Chez les anciens d’EELV, c’est la participation à une majorité « sourde aux revendications écolos » qui explique, selon Isabelle Attard, les ralliements : « C’est notre association pieds et poings liés avec le PS qui nous a décidés à rejoindre Nouvelle Donne. On souhaite se libérer de ce carcan mental et retrouver notre liberté de pensée et d’action », indique celle qui estime « peser davantage quand on milite que quand on se couche pour voter telle ou telle loi ». La proximité des projets des deux formations joue également. La réduction du temps de travail historiquement prônée par les Verts fait écho à la semaine de quatre jours portée par Pierre Larrouturou. Quant à la promesse du nouveau parti de lancer un « grand plan européen énergie-climat-pouvoir d’achat » en mettant sur la table mille milliards d’euros, elle n’est pas pour déplaire aux écolos. Lesquels trouveront aussi chez Nouvelle Donne l’ambition – affichée puis abandonnée par EELV – de faire de la politique autrement : par exemple, en faisant campagne sur le projet pour ne désigner le nom des candidats aux européennes qu’au mois d’avril.

De là à faire craindre aux Verts un raz-de-marée de départs ? « On ne tient pas la comptabilité, mais ce ne sont pas des bataillons qui partent à Nouvelle Donne ! Pour l’instant, seule une députée les a ralliés, il ne faut pas exagérer le phénomène », tempère Julien Bayou. « Nouvelle Donne est un vrai beau projet, ajoute le porte-parole proche de la ligne d’Eva Joly. J’ai moi-même été l’un des 100 000 signataires du manifeste du Collectif Roosevelt [mouvement citoyen lancé en 2012, rassemblant grosso modo les mêmes personnalités et les mêmes idées que Nouvelle Donne, NDLR]. Mais ce mouvement arrivera-t-il à devenir autre chose que “le parti de Larrouturou” ? » Autre élément qui pourrait venir freiner l’exode des militants verts : au sein de ce parti où Larrouturou s’est engagé de 2009 à 2011, on connaît les limites du personnage. « Beaucoup de militants savent que Larrouturou fait du bon boulot, mais aussi qu’il souhaite surtout être député européen et qu’il n’est pas très fiable », lâche un écolo en « off ». Côté Front de gauche, on s’inquiète encore moins – en tout cas officiellement – des départs vers Nouvelle Donne. « Les transferts se comptent sur les doigts de la main. Les militants qui rejoignent Larrouturou avaient déjà rendu leur carte depuis longtemps », affirme Éric Coquerel, chargé de l’organisation des élections européennes au Parti de gauche. Ce proche de Jean-Luc Mélenchon estime qu’au lieu de craindre la concurrence il vaudrait mieux chercher la convergence. Objectif : former une « large alliance » pour peser comme une majorité alternative au PS pour les européennes. « J’ai écrit à Larrouturou pour lui faire part de notre proposition de partir unis, mais je n’ai pas encore reçu de réponse », poursuit Éric Coquerel.

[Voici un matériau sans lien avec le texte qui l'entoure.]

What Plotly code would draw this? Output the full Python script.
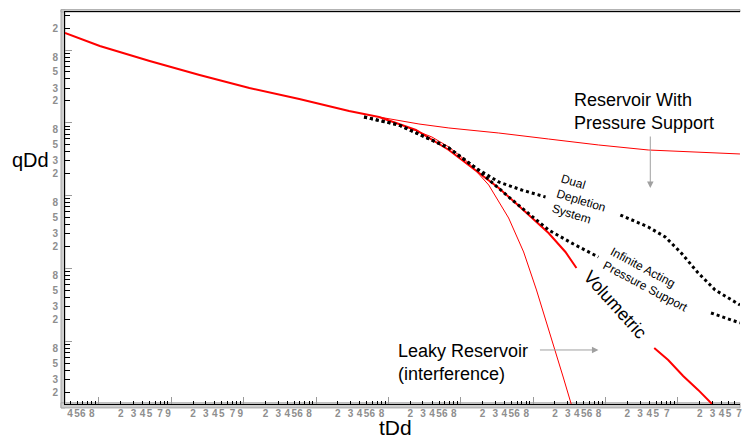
import math
import plotly.graph_objects as go

# ---------------- data ----------------
main_t = [3.40e-5, 1.03e-4, 5.03e-4, 2.46e-3, 0.0120, 0.0587, 0.286, 0.742]
main_q = [1.712, 1.135, 0.706, 0.4535, 0.3006, 0.2123, 0.145, 0.120]

pressure_t = [0.742, 2.64, 6.84, 33.4, 163, 796, 3890, 1.90e4, 7.19e4]
pressure_q = [0.120, 0.0963, 0.0849, 0.0724, 0.0599, 0.0496, 0.0423, 0.0397, 0.0373]

leaky_t = [0.742, 1.40, 3.99, 6.84, 12.9, 24.3, 45.8, 73.8, 111, 153, 204, 262, 338, 372]
leaky_q = [0.120, 0.0963, 0.0638, 0.0465, 0.0280, 0.01398, 0.00492, 0.00168,
           5.05e-4, 1.835e-4, 7.11e-5, 3.12e-5, 1.33e-5, 9.7e-6]

vol_t = [0.742, 1.194, 2.40, 6.84, 19.5, 33.4, 57.2, 163, 279, 396,
         None, 4700, 7330, 1.18e4, 1.90e4, 3.05e4, 3.58e4]
vol_q = [0.120, 0.1026, 0.0796, 0.0423, 0.0192, 0.01272, 0.00791, 0.00306, 0.00168, 0.001013,
         None, 8.07e-5, 5.52e-5, 3.33e-5, 2.14e-5, 1.33e-5, 1.135e-5]

inf_t = [0.461, 1.40, 6.84, 16.1, 45.8, 163, 360, 796, None, 2.86e4, 7.19e4]
inf_q = [0.120, 0.0933, 0.0451, 0.0239, 0.00957, 0.00337, 0.00216, 0.001434, None, 2.44e-4, 1.78e-4]

dual_t = [0.461, 1.40, 6.84, 16.1, 33.4, 69.2, 148,
          None, 1600, 3890, 6670, 1.11e4, 1.90e4, 3.26e4, 6.14e4, 7.19e4]
dual_q = [0.120, 0.0933, 0.0451, 0.0239, 0.01538, 0.01194, 0.00957,
          None, 0.00541, 0.00370, 0.0027, 0.00163, 8.65e-4, 5.05e-4, 3.455e-4, 3.14e-4]

# tick labels: per decade, which mantissa digits carry a label
x_decades = [-5, -4, -3, -2, -1, 0, 1, 2, 3, 4]
x_label_digits = [[4, 5, 6, 8], [2, 3, 4, 5, 7, 9], [2, 3, 4, 5, 7, 9],
                  [2, 3, 4, 5, 6, 8], [2, 3, 4, 5, 6, 8], [2, 3, 4, 5, 6, 8],
                  [2, 3, 4, 5, 6, 8], [2, 3, 4, 5, 6, 8], [2, 3, 4, 5, 7], [2, 3, 4, 5, 7]]
y_decades = [-5, -4, -3, -2, -1, 0]
y_label_digits = [[2, 3, 5, 8], [2, 3, 5, 8], [2, 3, 5, 8], [2, 3, 5, 8], [2, 3, 5, 8], [2]]

X_RANGE = [-4.468, 4.857]
Y_RANGE = [-4.863, 0.522]


def build_ticks(decades, digits, lo, hi):
    vals, texts, majors = [], [], []
    for d, labs in zip(decades, digits):
        dec = 10.0 ** d
        if lo <= d <= hi:
            majors.append(dec)
        for m in range(2, 10):
            v = m * dec
            if lo <= math.log10(v) <= hi:
                vals.append(v)
                texts.append(str(m) if m in labs else "")
    return vals, texts, majors


xv, xt, xmaj = build_ticks(x_decades, x_label_digits, *X_RANGE)
yv, yt, ymaj = build_ticks(y_decades, y_label_digits, *Y_RANGE)

FONT = "Arial, Liberation Sans, sans-serif"

fig = go.Figure()
fig.add_trace(go.Scatter(x=main_t, y=main_q, mode="lines", line=dict(color="#ff0000", width=2)))
fig.add_trace(go.Scatter(x=pressure_t, y=pressure_q, mode="lines", line=dict(color="#ff0000", width=1)))
fig.add_trace(go.Scatter(x=leaky_t, y=leaky_q, mode="lines", line=dict(color="#ff0000", width=1)))
fig.add_trace(go.Scatter(x=vol_t, y=vol_q, mode="lines", line=dict(color="#ff0000", width=2)))
fig.add_trace(go.Scatter(x=dual_t, y=dual_q, mode="lines",
                         line=dict(color="black", width=3, dash="dot")))
fig.add_trace(go.Scatter(x=inf_t, y=inf_q, mode="lines",
                         line=dict(color="black", width=3, dash="dot")))

tickfont = dict(family=FONT, size=10, color="#8e8e8e", weight="bold")

fig.update_xaxes(type="log", range=X_RANGE, showgrid=False, zeroline=False,
                 showline=True, linecolor="black", linewidth=1, mirror=True,
                 tickmode="array", tickvals=xv, ticktext=xt, ticks="inside",
                 ticklen=3, tickcolor="black", tickwidth=1, tickangle=0,
                 tickfont=tickfont, ticklabeloverflow="allow",
                 minor=dict(tickmode="array", tickvals=xmaj, ticks="inside",
                            ticklen=7, tickcolor="#9a9a9a", tickwidth=1, showgrid=False))
fig.update_yaxes(type="log", range=Y_RANGE, showgrid=False, zeroline=False,
                 showline=True, linecolor="black", linewidth=1,
                 tickmode="array", tickvals=yv, ticktext=yt, ticks="inside",
                 ticklen=5, tickcolor="black", tickwidth=1,
                 tickfont=tickfont, ticklabelstandoff=4,
                 minor=dict(tickmode="array", tickvals=ymaj, ticks="inside",
                            ticklen=7, tickcolor="#9a9a9a", tickwidth=1, showgrid=False))

band = dict(type="rect", xref="paper", yref="paper", layer="below",
            fillcolor="#cfcfcf", line=dict(color="#a8a8a8", width=1))
fig.add_shape(**band, x0=-0.0059, x1=0.0, y0=-0.010, y1=1.006)   # left band
fig.add_shape(**band, x0=-0.0059, x1=1.0, y0=1.0, y1=1.006)      # top band
fig.add_shape(**band, x0=-0.0059, x1=1.0, y0=-0.010, y1=0.003)   # bottom band

ann = []
big = dict(family=FONT, size=18, color="black")
small = dict(family=FONT, size=12, color="black")
ann.append(dict(text="Reservoir With<br>Pressure Support", x=0.7504, y=0.7474,
                xanchor="left", yanchor="middle", align="left", font=big, showarrow=False))
ann.append(dict(text="Leaky Reservoir<br>(interference)", x=0.4904, y=0.1046,
                xanchor="left", yanchor="middle", align="left", font=big, showarrow=False))
ann.append(dict(text="Dual<br>Depletion<br>System", x=0.7651, y=0.5204, textangle=17,
                xanchor="center", yanchor="middle", align="left", font=small, showarrow=False))
ann.append(dict(text="Infinite Acting<br>Pressure Support", x=0.8656, y=0.3163, textangle=28,
                xanchor="center", yanchor="middle", align="left", font=small, showarrow=False))
ann.append(dict(text="Volumetric", x=0.8154, y=0.2526, textangle=48,
                xanchor="center", yanchor="middle", font=big, showarrow=False))
ann.append(dict(text="qDd", x=-0.0517, y=0.6224, xanchor="center", yanchor="middle",
                font=dict(family=FONT, size=20, color="black"), showarrow=False))
ann.append(dict(text="tDd", x=0.4889, y=-0.0612, xanchor="center", yanchor="middle",
                font=dict(family=FONT, size=21, color="black"), showarrow=False))
# arrows
ann.append(dict(text="", x=0.8671, y=0.551, ax=0, ay=-53, showarrow=True,
                arrowhead=2, arrowsize=1.3, arrowwidth=1, arrowcolor="#a0a0a0"))
ann.append(dict(text="", x=0.7903, y=0.1378, ax=-60, ay=0, showarrow=True,
                arrowhead=2, arrowsize=1.3, arrowwidth=1, arrowcolor="#a0a0a0"))
for a in ann:
    a.setdefault("xref", "paper")
    a.setdefault("yref", "paper")

fig.update_layout(width=742, height=438, margin=dict(l=65, r=0, t=12, b=34),
                  paper_bgcolor="white", plot_bgcolor="white", showlegend=False,
                  annotations=ann)

fig.write_html("out.html", config={"displayModeBar": False},
               post_script="document.body.style.margin='0';document.body.style.overflow='hidden';")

Au Parti de gauche, le transfuge le plus « connu » est Patrick Viverge, brièvement rallié au parti de Mélenchon lors des dernières cantonales dans le Jura. Il y a aussi Maëlle Dubois, 23 ans, étudiante en master d’études européennes. Cette militante, bien identifiée au sein du PG pour y avoir été responsable du réseau jeunes pendant la campagne présidentielle, explique ce qui lui a fait sauter le pas : la plateforme de vingt propositions concrètes, cette manière collaborative de faire de la politique. « J’aime aussi cette idée d’aller porter nos positions auprès des élus, insiste Maëlle Dubois, d’y aller toutes les semaines, de ne rien lâcher. » « On ne lâche rien » ? On a beau changer de boutique, on ne se refait pas.